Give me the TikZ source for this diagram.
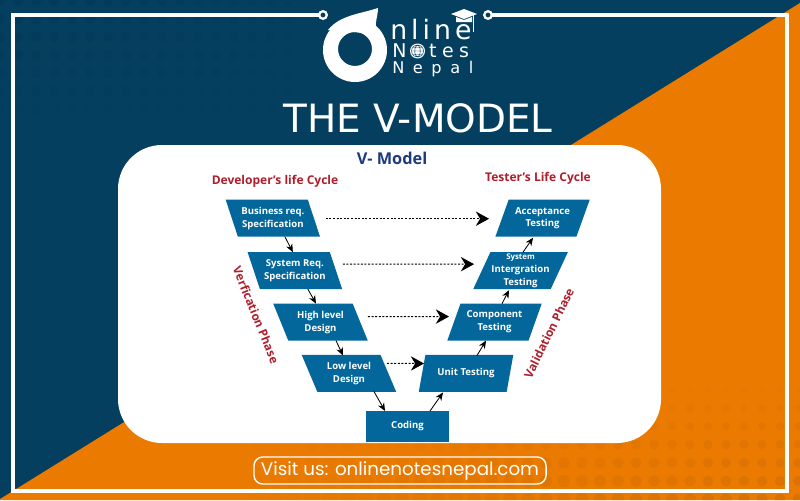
\documentclass[tikz,border=0pt]{standalone}
\usepackage{fontspec}
\setmainfont{Open Sans}
\newfontfamily\titlefont{DejaVu Sans}
\newfontfamily\visitfont{Poppins}
\usepackage{xcolor}
\usetikzlibrary{arrows.meta, positioning, shapes.geometric, calc}
\definecolor{navybg}{HTML}{043F5F}
\definecolor{navydot}{HTML}{033959}
\definecolor{orangebg}{HTML}{EA7A00}
\definecolor{orangedot}{HTML}{D87104}
\definecolor{boxblue}{HTML}{04679C}
\definecolor{headblue}{HTML}{1D3B7C}
\definecolor{headred}{HTML}{B01E2C}

\begin{document}
\begin{tikzpicture}[
    x=0.025cm, y=-0.025cm,
    stagebox/.style={fill=boxblue, text=white, align=center, inner sep=0pt, outer sep=0pt, trapezium stretches=true, shape=trapezium, minimum width=2.37cm, minimum height=0.925cm, font=\fontsize{6.8}{9.2}\selectfont\bfseries},
    devbox/.style={stagebox, trapezium left angle=116, trapezium right angle=64},
    testbox/.style={stagebox, trapezium left angle=64, trapezium right angle=116},
    codebox/.style={fill=boxblue, text=white, inner sep=0pt, outer sep=0pt, minimum width=2.075cm, minimum height=0.775cm, font=\fontsize{6.8}{9.2}\selectfont\bfseries},
    flow/.style={-{Stealth[length=0.2cm, width=0.17cm]}, line width=0.6pt},
    dotflow/.style={-{Stealth[length=0.33cm, width=0.36cm]}, line width=0.7pt, dash pattern=on 0.05cm off 0.04cm},
    cycle label/.style={text=headred, font=\fontsize{8.55}{11}\selectfont\bfseries},
    phase label/.style={text=headred, font=\fontsize{8.4}{11}\selectfont\bfseries},
    logo text/.style={text=white, anchor=west, inner sep=0pt}
]
\useasboundingbox (0,0) rectangle (800,500);
\fill[navybg] (0,0) rectangle (800,500);
\begin{scope}
\clip (0,0) -- (800,3) -- (0,499) -- cycle;
\foreach \col in {0,...,16} \foreach \row in {0,...,6}
  \fill[navydot, opacity={(1-\row/7)*(1-\col/20)}] ({\col*18},{\row*18+1}) circle (5);
\end{scope}
\fill[orangebg] (800,3) -- (800,500) -- (0,500) -- (0,499) -- cycle;
\begin{scope}
\clip (800,3) -- (800,500) -- (0,500) -- (0,499) -- cycle;
\foreach \col in {0,...,30} \foreach \row in {0,...,6}
  \fill[orangedot, opacity={(0.15+\row/7.5)*(1-\col/31)}] ({798-\col*18},{390+\row*18.2}) circle ({3+0.4*\row+\col/12});
\end{scope}

\draw[white, line width=2.8pt] (323,15) -- (13,15) -- (13,491) -- (787,491) -- (787,15) -- (488,15);
\draw[white, line width=1.6pt, fill=navybg] (323,15) circle (3.8) (488,15) circle (3.8);
\fill[white, rounded corners=1.1cm] (118,145) rectangle (661,443);

\fill[white, even odd rule] (355,50) circle (32) (355,49) circle (17);
\fill[white] (328,30) .. controls (340,15) and (360,14) .. (378,8) .. controls (378,18) and (372,28) .. (380,34) -- cycle;
\node[logo text, font=\titlefont\fontsize{19}{19}\selectfont\addfontfeature{LetterSpace=15}] (logoline) at (390,30) {nline};
\node[logo text, font=\titlefont\fontsize{13.5}{14}\selectfont\addfontfeature{LetterSpace=29}] (logonotes) at (392,51) {Notes};
\node[logo text, font=\titlefont\fontsize{11.5}{12}\selectfont\addfontfeature{LetterSpace=53}] (logonepal) at (392,69) {Nepal};
\fill[white] (451,14) -- (464,9) -- (477,14) -- (464,19) -- cycle (456,17) -- (464,20) -- (472,17) -- (472,22) -- (456,22) -- cycle;
\draw[white, line width=0.6pt] (473,15) -- (473,32);
\fill[white] (417.5,51) circle (7.5);
\draw[navybg, line width=0.35pt] (417.5,51) circle (6) (417.5,51) ellipse (2.7 and 6) (411.5,51) -- (423.5,51) (412.5,47.5) -- (422.5,47.5) (412.5,54.5) -- (422.5,54.5);

\node[text=white, font=\titlefont\fontsize{27.7}{30}\selectfont] (title) at (418,118) {THE V-MODEL};
\node[text=headblue, font=\fontsize{11.6}{13}\selectfont\bfseries] (vmodel) at (392,158) {V- Model};
\node[cycle label] (devcycle) at (275,181) {Developer's life Cycle};
\node[cycle label] (testcycle) at (538,178) {Tester's Life Cycle};
\node[phase label, rotate=-68] (verif) at (256,315) {Verfication Phase};
\node[phase label, rotate=64] (valid) at (549,333) {Validation Phase};

\node[codebox] (coding) at (407.5,426.5) {Coding};
\node[devbox, above=0.475cm of coding, xshift=-1.4625cm] (low) {Low level\\Design};
\node[devbox, above=0.36cm of low, xshift=-0.7125cm] (high) {High level\\Design};
\node[devbox, above=0.36cm of high, xshift=-0.64cm] (sysreq) {System Req.\\Specification};
\node[devbox, above=0.385cm of sysreq, xshift=-0.55cm] (business) {Business req.\\Specification};
\node[testbox, above=0.475cm of coding, xshift=1.4625cm] (unit) {Unit Testing};
\node[testbox, above=0.36cm of unit, xshift=0.7125cm] (component) {Component\\Testing};
\node[testbox, above=0.36cm of component, xshift=0.65cm] (integration) {{\fontsize{5.6}{7}\selectfont System}\\Intergration\\Testing};
\node[testbox, above=0.385cm of integration, xshift=0.55cm] (acceptance) {Acceptance\\Testing};

\draw[flow] ($(business)+(12,18.5)$) -- ($(sysreq)+(-2,-18.5)$);
\draw[flow] ($(sysreq)+(13,18.5)$) -- ($(high)+(-4.5,-18.5)$);
\draw[flow] ($(high)+(15.5,18.5)$) -- ($(low)+(-6,-18)$);
\draw[flow] ($(low)+(25,18)$) -- ($(coding)+(-22.5,-15.5)$);
\draw[flow] ($(coding)+(22.5,-15.5)$) -- ($(unit)+(-23,19)$);
\draw[flow] ($(unit)+(11,-18)$) -- ($(component)+(-8.5,18.5)$);
\draw[flow] ($(component)+(7.5,-18.5)$) -- ($(integration)+(-11.5,19.5)$);
\draw[flow] ($(integration)+(2.5,-18.5)$) -- ($(acceptance)+(-9.5,19.5)$);
\draw[dotflow] ($(business)+(53,0.5)$) -- ($(acceptance)+(-53.5,0.5)$);
\draw[dotflow] ($(sysreq)+(48,-6.5)$) -- ($(integration)+(-46.5,-6.5)$);
\draw[dotflow] ($(high)+(47.5,-5.5)$) -- ($(component)+(-45.5,-5.5)$);
\draw[dotflow] ($(low)+(38,-10)$) -- ($(unit)+(-42,-10)$);

\node[draw=white, line width=1pt, rounded corners=0.22cm, text=white, minimum width=7.3cm, minimum height=0.675cm, inner sep=0pt, font=\visitfont\fontsize{13}{15}\selectfont] (visit) at (400,470.5) {Visit us: onlinenotesnepal.com};
\end{tikzpicture}
\end{document}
• • • • •
> SHORT TASK
Repeat the data in full and exactly. Omit pictures.

> RESULT
Give me the TikZ source for this diagram.
\documentclass[tikz,border=0pt]{standalone}
\usepackage{fontspec}
\setmainfont{Open Sans}
\newfontfamily\titlefont{DejaVu Sans}
\newfontfamily\visitfont{Poppins}
\usepackage{xcolor}
\usetikzlibrary{arrows.meta, positioning, shapes.geometric, calc}
\definecolor{navybg}{HTML}{043F5F}
\definecolor{navydot}{HTML}{033959}
\definecolor{orangebg}{HTML}{EA7A00}
\definecolor{orangedot}{HTML}{D87104}
\definecolor{boxblue}{HTML}{04679C}
\definecolor{headblue}{HTML}{1D3B7C}
\definecolor{headred}{HTML}{B01E2C}

\begin{document}
\begin{tikzpicture}[
    x=0.025cm, y=-0.025cm,
    stagebox/.style={fill=boxblue, text=white, align=center, inner sep=0pt, outer sep=0pt, trapezium stretches=true, shape=trapezium, minimum width=2.37cm, minimum height=0.925cm, font=\fontsize{6.8}{9.2}\selectfont\bfseries},
    devbox/.style={stagebox, trapezium left angle=116, trapezium right angle=64},
    testbox/.style={stagebox, trapezium left angle=64, trapezium right angle=116},
    codebox/.style={fill=boxblue, text=white, inner sep=0pt, outer sep=0pt, minimum width=2.075cm, minimum height=0.775cm, font=\fontsize{6.8}{9.2}\selectfont\bfseries},
    flow/.style={-{Stealth[length=0.2cm, width=0.17cm]}, line width=0.6pt},
    dotflow/.style={-{Stealth[length=0.33cm, width=0.36cm]}, line width=0.7pt, dash pattern=on 0.05cm off 0.04cm},
    cycle label/.style={text=headred, font=\fontsize{8.55}{11}\selectfont\bfseries},
    phase label/.style={text=headred, font=\fontsize{8.4}{11}\selectfont\bfseries},
    logo text/.style={text=white, anchor=west, inner sep=0pt}
]
\useasboundingbox (0,0) rectangle (800,500);
\fill[navybg] (0,0) rectangle (800,500);
\begin{scope}
\clip (0,0) -- (800,3) -- (0,499) -- cycle;
\foreach \col in {0,...,16} \foreach \row in {0,...,6}
  \fill[navydot, opacity={(1-\row/7)*(1-\col/20)}] ({\col*18},{\row*18+1}) circle (5);
\end{scope}
\fill[orangebg] (800,3) -- (800,500) -- (0,500) -- (0,499) -- cycle;
\begin{scope}
\clip (800,3) -- (800,500) -- (0,500) -- (0,499) -- cycle;
\foreach \col in {0,...,30} \foreach \row in {0,...,6}
  \fill[orangedot, opacity={(0.15+\row/7.5)*(1-\col/31)}] ({798-\col*18},{390+\row*18.2}) circle ({3+0.4*\row+\col/12});
\end{scope}

\draw[white, line width=2.8pt] (323,15) -- (13,15) -- (13,491) -- (787,491) -- (787,15) -- (488,15);
\draw[white, line width=1.6pt, fill=navybg] (323,15) circle (3.8) (488,15) circle (3.8);
\fill[white, rounded corners=1.1cm] (118,145) rectangle (661,443);

\fill[white, even odd rule] (355,50) circle (32) (355,49) circle (17);
\fill[white] (328,30) .. controls (340,15) and (360,14) .. (378,8) .. controls (378,18) and (372,28) .. (380,34) -- cycle;
\node[logo text, font=\titlefont\fontsize{19}{19}\selectfont\addfontfeature{LetterSpace=15}] (logoline) at (390,30) {nline};
\node[logo text, font=\titlefont\fontsize{13.5}{14}\selectfont\addfontfeature{LetterSpace=29}] (logonotes) at (392,51) {Notes};
\node[logo text, font=\titlefont\fontsize{11.5}{12}\selectfont\addfontfeature{LetterSpace=53}] (logonepal) at (392,69) {Nepal};
\fill[white] (451,14) -- (464,9) -- (477,14) -- (464,19) -- cycle (456,17) -- (464,20) -- (472,17) -- (472,22) -- (456,22) -- cycle;
\draw[white, line width=0.6pt] (473,15) -- (473,32);
\fill[white] (417.5,51) circle (7.5);
\draw[navybg, line width=0.35pt] (417.5,51) circle (6) (417.5,51) ellipse (2.7 and 6) (411.5,51) -- (423.5,51) (412.5,47.5) -- (422.5,47.5) (412.5,54.5) -- (422.5,54.5);

\node[text=white, font=\titlefont\fontsize{27.7}{30}\selectfont] (title) at (418,118) {THE V-MODEL};
\node[text=headblue, font=\fontsize{11.6}{13}\selectfont\bfseries] (vmodel) at (392,158) {V- Model};
\node[cycle label] (devcycle) at (275,181) {Developer's life Cycle};
\node[cycle label] (testcycle) at (538,178) {Tester's Life Cycle};
\node[phase label, rotate=-68] (verif) at (256,315) {Verfication Phase};
\node[phase label, rotate=64] (valid) at (549,333) {Validation Phase};

\node[codebox] (coding) at (407.5,426.5) {Coding};
\node[devbox, above=0.475cm of coding, xshift=-1.4625cm] (low) {Low level\\Design};
\node[devbox, above=0.36cm of low, xshift=-0.7125cm] (high) {High level\\Design};
\node[devbox, above=0.36cm of high, xshift=-0.64cm] (sysreq) {System Req.\\Specification};
\node[devbox, above=0.385cm of sysreq, xshift=-0.55cm] (business) {Business req.\\Specification};
\node[testbox, above=0.475cm of coding, xshift=1.4625cm] (unit) {Unit Testing};
\node[testbox, above=0.36cm of unit, xshift=0.7125cm] (component) {Component\\Testing};
\node[testbox, above=0.36cm of component, xshift=0.65cm] (integration) {{\fontsize{5.6}{7}\selectfont System}\\Intergration\\Testing};
\node[testbox, above=0.385cm of integration, xshift=0.55cm] (acceptance) {Acceptance\\Testing};

\draw[flow] ($(business)+(12,18.5)$) -- ($(sysreq)+(-2,-18.5)$);
\draw[flow] ($(sysreq)+(13,18.5)$) -- ($(high)+(-4.5,-18.5)$);
\draw[flow] ($(high)+(15.5,18.5)$) -- ($(low)+(-6,-18)$);
\draw[flow] ($(low)+(25,18)$) -- ($(coding)+(-22.5,-15.5)$);
\draw[flow] ($(coding)+(22.5,-15.5)$) -- ($(unit)+(-23,19)$);
\draw[flow] ($(unit)+(11,-18)$) -- ($(component)+(-8.5,18.5)$);
\draw[flow] ($(component)+(7.5,-18.5)$) -- ($(integration)+(-11.5,19.5)$);
\draw[flow] ($(integration)+(2.5,-18.5)$) -- ($(acceptance)+(-9.5,19.5)$);
\draw[dotflow] ($(business)+(53,0.5)$) -- ($(acceptance)+(-53.5,0.5)$);
\draw[dotflow] ($(sysreq)+(48,-6.5)$) -- ($(integration)+(-46.5,-6.5)$);
\draw[dotflow] ($(high)+(47.5,-5.5)$) -- ($(component)+(-45.5,-5.5)$);
\draw[dotflow] ($(low)+(38,-10)$) -- ($(unit)+(-42,-10)$);

\node[draw=white, line width=1pt, rounded corners=0.22cm, text=white, minimum width=7.3cm, minimum height=0.675cm, inner sep=0pt, font=\visitfont\fontsize{13}{15}\selectfont] (visit) at (400,470.5) {Visit us: onlinenotesnepal.com};
\end{tikzpicture}
\end{document}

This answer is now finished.